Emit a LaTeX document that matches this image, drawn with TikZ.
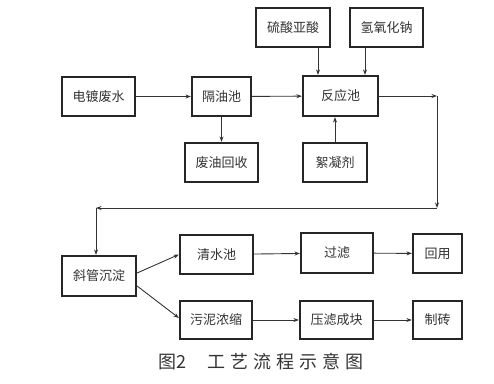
\documentclass[tikz,border=0pt]{standalone}
\usepackage{fontspec}
\setmainfont{Noto Sans CJK SC}
\usetikzlibrary{arrows.meta}
\begin{document}
\begin{tikzpicture}[x=1pt,y=-1pt,
  box/.style={draw=black!85,line width=2.2pt,minimum height=39pt,inner sep=0pt,font=\fontsize{13}{13}\selectfont,text=black!80},
  arr/.style={line width=0.9pt,draw=black!80,-{Stealth[length=5.5pt,width=4pt]}},
  ln/.style={line width=0.9pt,draw=black!80}]
\useasboundingbox (0,0) rectangle (494,383);
\node[box,minimum width=73pt] (ddfs) at (98.5,96.5) {电镀废水};
\node[box,minimum width=59pt] (gyc) at (221.5,96.5) {隔油池};
\node[box,minimum width=75pt,minimum height=40pt] (fyc) at (340.5,96) {反应池};
\node[box,minimum width=74pt] (lsys) at (293,27.5) {硫酸亚酸};
\node[box,minimum width=73pt] (qyhn) at (386.5,27.5) {氢氧化钠};
\node[box,minimum width=73pt] (fyhs) at (221.5,162.5) {废油回收};
\node[box,minimum width=64pt] (xnj) at (335,162.5) {絮凝剂};
\node[box,minimum width=74pt,minimum height=40pt] (xgcd) at (99,276) {斜管沉淀};
\node[box,minimum width=73pt] (qsc) at (216.5,254.5) {清水池};
\node[box,minimum width=72pt,minimum height=40pt] (gl) at (337,253) {过滤};
\node[box,minimum width=49pt] (hy) at (437.5,253.5) {回用};
\node[box,minimum width=72pt,minimum height=38pt] (wnns) at (216,320) {污泥浓缩};
\node[box,minimum width=73pt,minimum height=38pt] (lzck) at (336.5,320) {压滤成块};
\node[box,minimum width=49pt,minimum height=38pt] (zz) at (437.5,320) {制砖};
\node[font=\fontsize{18}{18}\selectfont,text=black!80] (cap) at (261,362) {图2\hspace{22pt}工\hspace{5pt}艺\hspace{5pt}流\hspace{5pt}程\hspace{5pt}示\hspace{5pt}意\hspace{5pt}图};
% coordinates
\coordinate (xa) at (318,0);
\coordinate (xb) at (365,0);
\coordinate (c1) at (437,96);
\coordinate (c2) at (437,208);
\coordinate (c3) at (96,208);
\coordinate (xc) at (96,0);
% connectors
\draw[arr] (ddfs) -- (gyc);
\draw[arr] (gyc) -- (fyc);
\draw[arr] (gyc) -- (fyhs);
\draw[arr] (lsys.south -| xa) -- (fyc.north -| xa);
\draw[arr] (qyhn.south -| xb) -- (fyc.north -| xb);
\draw[arr] (xnj) -- (xnj |- fyc.south);
\draw[arr] (fyc.east) -- (c1);
\draw[arr] (c1) -- (c2);
\draw[arr] (c2) -- (c3);
\draw[arr] (c3) -- (xgcd.north -| xc);
\draw[arr] ([yshift=3pt]xgcd.east) -- (qsc.west);
\draw[arr] ([yshift=-10pt]xgcd.east) -- ([yshift=2pt]wnns.west);
\draw[arr] (qsc) -- (gl);
\draw[arr] (gl) -- (hy);
\draw[arr] (wnns) -- (lzck);
\draw[arr] (lzck) -- (zz);
\end{tikzpicture}
\end{document}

◆ ◆ ◆

Please transcribe the material above exactly as written. Leave the pictures out.

Emit a LaTeX document that matches this image, drawn with TikZ.
\documentclass[tikz,border=0pt]{standalone}
\usepackage{fontspec}
\setmainfont{Noto Sans CJK SC}
\usetikzlibrary{arrows.meta}
\begin{document}
\begin{tikzpicture}[x=1pt,y=-1pt,
  box/.style={draw=black!85,line width=2.2pt,minimum height=39pt,inner sep=0pt,font=\fontsize{13}{13}\selectfont,text=black!80},
  arr/.style={line width=0.9pt,draw=black!80,-{Stealth[length=5.5pt,width=4pt]}},
  ln/.style={line width=0.9pt,draw=black!80}]
\useasboundingbox (0,0) rectangle (494,383);
\node[box,minimum width=73pt] (ddfs) at (98.5,96.5) {电镀废水};
\node[box,minimum width=59pt] (gyc) at (221.5,96.5) {隔油池};
\node[box,minimum width=75pt,minimum height=40pt] (fyc) at (340.5,96) {反应池};
\node[box,minimum width=74pt] (lsys) at (293,27.5) {硫酸亚酸};
\node[box,minimum width=73pt] (qyhn) at (386.5,27.5) {氢氧化钠};
\node[box,minimum width=73pt] (fyhs) at (221.5,162.5) {废油回收};
\node[box,minimum width=64pt] (xnj) at (335,162.5) {絮凝剂};
\node[box,minimum width=74pt,minimum height=40pt] (xgcd) at (99,276) {斜管沉淀};
\node[box,minimum width=73pt] (qsc) at (216.5,254.5) {清水池};
\node[box,minimum width=72pt,minimum height=40pt] (gl) at (337,253) {过滤};
\node[box,minimum width=49pt] (hy) at (437.5,253.5) {回用};
\node[box,minimum width=72pt,minimum height=38pt] (wnns) at (216,320) {污泥浓缩};
\node[box,minimum width=73pt,minimum height=38pt] (lzck) at (336.5,320) {压滤成块};
\node[box,minimum width=49pt,minimum height=38pt] (zz) at (437.5,320) {制砖};
\node[font=\fontsize{18}{18}\selectfont,text=black!80] (cap) at (261,362) {图2\hspace{22pt}工\hspace{5pt}艺\hspace{5pt}流\hspace{5pt}程\hspace{5pt}示\hspace{5pt}意\hspace{5pt}图};
% coordinates
\coordinate (xa) at (318,0);
\coordinate (xb) at (365,0);
\coordinate (c1) at (437,96);
\coordinate (c2) at (437,208);
\coordinate (c3) at (96,208);
\coordinate (xc) at (96,0);
% connectors
\draw[arr] (ddfs) -- (gyc);
\draw[arr] (gyc) -- (fyc);
\draw[arr] (gyc) -- (fyhs);
\draw[arr] (lsys.south -| xa) -- (fyc.north -| xa);
\draw[arr] (qyhn.south -| xb) -- (fyc.north -| xb);
\draw[arr] (xnj) -- (xnj |- fyc.south);
\draw[arr] (fyc.east) -- (c1);
\draw[arr] (c1) -- (c2);
\draw[arr] (c2) -- (c3);
\draw[arr] (c3) -- (xgcd.north -| xc);
\draw[arr] ([yshift=3pt]xgcd.east) -- (qsc.west);
\draw[arr] ([yshift=-10pt]xgcd.east) -- ([yshift=2pt]wnns.west);
\draw[arr] (qsc) -- (gl);
\draw[arr] (gl) -- (hy);
\draw[arr] (wnns) -- (lzck);
\draw[arr] (lzck) -- (zz);
\end{tikzpicture}
\end{document}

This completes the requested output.